By the time I arrived, unloading was already underway:


Some things, like the diverter panel and platform, were pretty easy to remove:


The kettle/whirlpool and also the mash/lauter tun were pretty easy to get out with a forklift and some extenders:


The fermenters weren’t tricky either thanks to our highly competent forklift guy:


We got them all lined up pretty fast:


For a second, we thought we’d be having a few beers and admiring the fruits of our labor in no time. We were, of course, totally wrong. That’s thanks to this guy and his twin brother:


A 45bbl hot liquor tank and a 45bbl cold liquor tank seemed like a great idea on paper. There’ll probably be some point in the future when we’re doing more than one batch in a day and feeling pretty glad we went big. The brewer will no doubt be quite happy about all of that hot and cold water at his disposal. But he didn’t have to move those things.
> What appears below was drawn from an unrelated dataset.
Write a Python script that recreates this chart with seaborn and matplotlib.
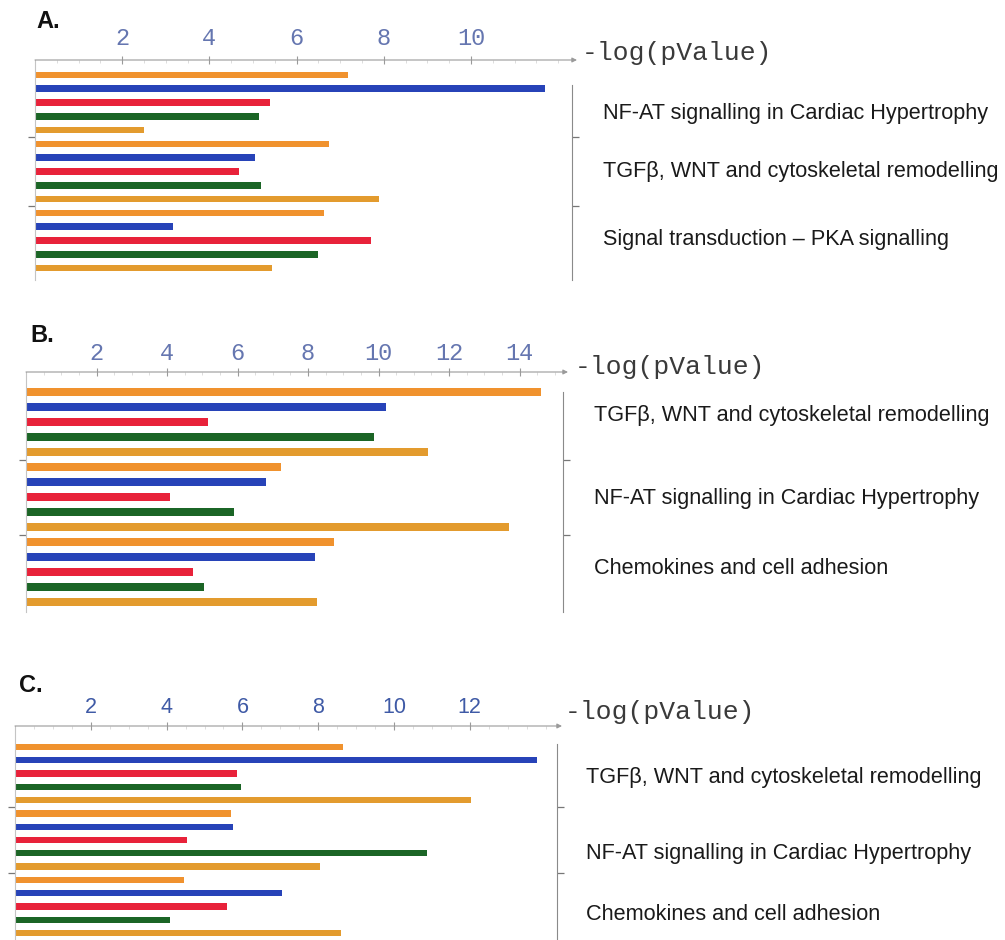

Not only do they weigh about a ton (almost literally), but the cradles were awkward for moving them on their side, they were too tall to get in standing up anyway, and getting them stood upright inside and then put in place on their special little pads turned to be a nightmare.

The couple of hours it took to carefully put the cold liquor tank right where we wanted it were so intense I didn’t get a single photo. Here’s the hot liquor being stood up next to it later, though:


The process involved some creative forklift techniques, some come-alongs, and eventually a two-ton engine hoist, which cut our time in half for the second tank. Placing the other vessels was a breeze after those beasts:


And getting the grist hopper into place, which would’ve seemed tough if it weren’t for what we’d just been through, took no time at all:


Without the amazing guy operating the forklift, we’d have probably just canceled the brewery altogether and sent the trucks back to British Columbia:


Instead, we ended the day with every piece of equipment in place:


Well, almost:


Minor positioning details were very straightforward. Things hooked up pretty nicely when we did it the next morning.

The brewery is now home to a 15bbl two-vessel steam system built for us by the good people at Specific Mechanical Systems. We’re one step closer to beer!